Volatility clustering refers random or persistent nature of how market results drift together.
The ARCH/GARCH family models were used to examine the behavior of the volatility of the return. Factors like the weekend/holiday effect, leverage effects, and asymmetric response to news were looked at more closely. The GARCH model is a more generalized model of the ARCH model first introduced by professor, Robert Engle in 1982 to explain the volatility of inflation rates. The model is considered to be more appropriate for modeling high frequency financial assets and market return data. There are several versions of the GARCH model that have been proposed over the years. The ARCH process uses two equations, the mean and the variance equations. The model indicates that the conditional variance of a shock at time t is a function of the squares of past shocks, where the conditional variance needs to be nonnegative. The nonnegative aspect indicates that a positive or negative market move will result in a big increase in conditional variance. This process captures the conditional variance of financial market returns and it uses the assumption that today's conditional variance is a weighted average of past squared unexpected returns. Because ARCH model are difficult to estimate and has lagged forecasts, the GARCH model was proposed. It adds autoregressive terms to the equation and focuses on the time-varying variance of the distribution of returns.

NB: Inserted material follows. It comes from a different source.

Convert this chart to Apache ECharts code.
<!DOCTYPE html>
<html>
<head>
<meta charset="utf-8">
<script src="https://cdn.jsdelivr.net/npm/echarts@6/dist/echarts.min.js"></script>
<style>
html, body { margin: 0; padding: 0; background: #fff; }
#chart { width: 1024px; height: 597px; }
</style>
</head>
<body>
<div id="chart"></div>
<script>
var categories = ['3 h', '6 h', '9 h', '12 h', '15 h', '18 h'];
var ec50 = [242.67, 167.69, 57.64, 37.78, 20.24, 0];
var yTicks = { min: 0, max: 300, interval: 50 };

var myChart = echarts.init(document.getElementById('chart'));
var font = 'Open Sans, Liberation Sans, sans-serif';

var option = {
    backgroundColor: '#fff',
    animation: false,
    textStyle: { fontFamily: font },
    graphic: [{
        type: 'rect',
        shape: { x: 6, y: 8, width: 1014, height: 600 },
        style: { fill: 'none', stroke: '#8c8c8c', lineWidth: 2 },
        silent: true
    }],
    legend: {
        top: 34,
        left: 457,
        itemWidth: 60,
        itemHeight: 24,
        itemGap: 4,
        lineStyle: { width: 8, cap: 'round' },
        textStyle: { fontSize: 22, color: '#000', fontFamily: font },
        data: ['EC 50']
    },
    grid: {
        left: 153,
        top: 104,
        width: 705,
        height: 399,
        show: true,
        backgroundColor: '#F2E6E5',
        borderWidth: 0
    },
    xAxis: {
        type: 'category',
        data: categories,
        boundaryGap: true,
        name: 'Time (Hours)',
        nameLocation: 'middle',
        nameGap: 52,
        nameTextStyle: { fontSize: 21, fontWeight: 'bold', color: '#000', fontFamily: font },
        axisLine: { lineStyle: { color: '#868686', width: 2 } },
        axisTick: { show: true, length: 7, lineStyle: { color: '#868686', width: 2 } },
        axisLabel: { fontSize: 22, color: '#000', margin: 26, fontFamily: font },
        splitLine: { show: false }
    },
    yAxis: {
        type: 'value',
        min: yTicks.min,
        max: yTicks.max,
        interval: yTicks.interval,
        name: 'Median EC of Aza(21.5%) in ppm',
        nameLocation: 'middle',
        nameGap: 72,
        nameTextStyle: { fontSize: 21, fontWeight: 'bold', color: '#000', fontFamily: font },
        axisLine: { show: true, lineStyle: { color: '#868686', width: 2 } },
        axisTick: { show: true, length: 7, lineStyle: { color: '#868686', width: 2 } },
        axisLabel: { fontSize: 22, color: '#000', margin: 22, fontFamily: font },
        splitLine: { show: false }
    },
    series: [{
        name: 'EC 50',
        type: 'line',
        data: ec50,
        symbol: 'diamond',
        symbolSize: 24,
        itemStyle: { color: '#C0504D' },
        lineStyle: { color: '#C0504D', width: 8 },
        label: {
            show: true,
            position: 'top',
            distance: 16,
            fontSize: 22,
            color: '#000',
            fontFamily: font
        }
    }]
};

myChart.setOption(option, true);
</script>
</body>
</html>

Past studies suggest that volatility of returns is much higher in falling markets than it is in a rising market. That is the response to bad news has proven to be a greater magnitude that that of goods new in a market. In other words, the response to "good- news and "bad- news does not have a symmetric effect. This concept is referred to as the leverage effect. The asymmetric GARCH models are used to examine these leverage effects. Our authors chose to look at the TARCH and E-GARCH models.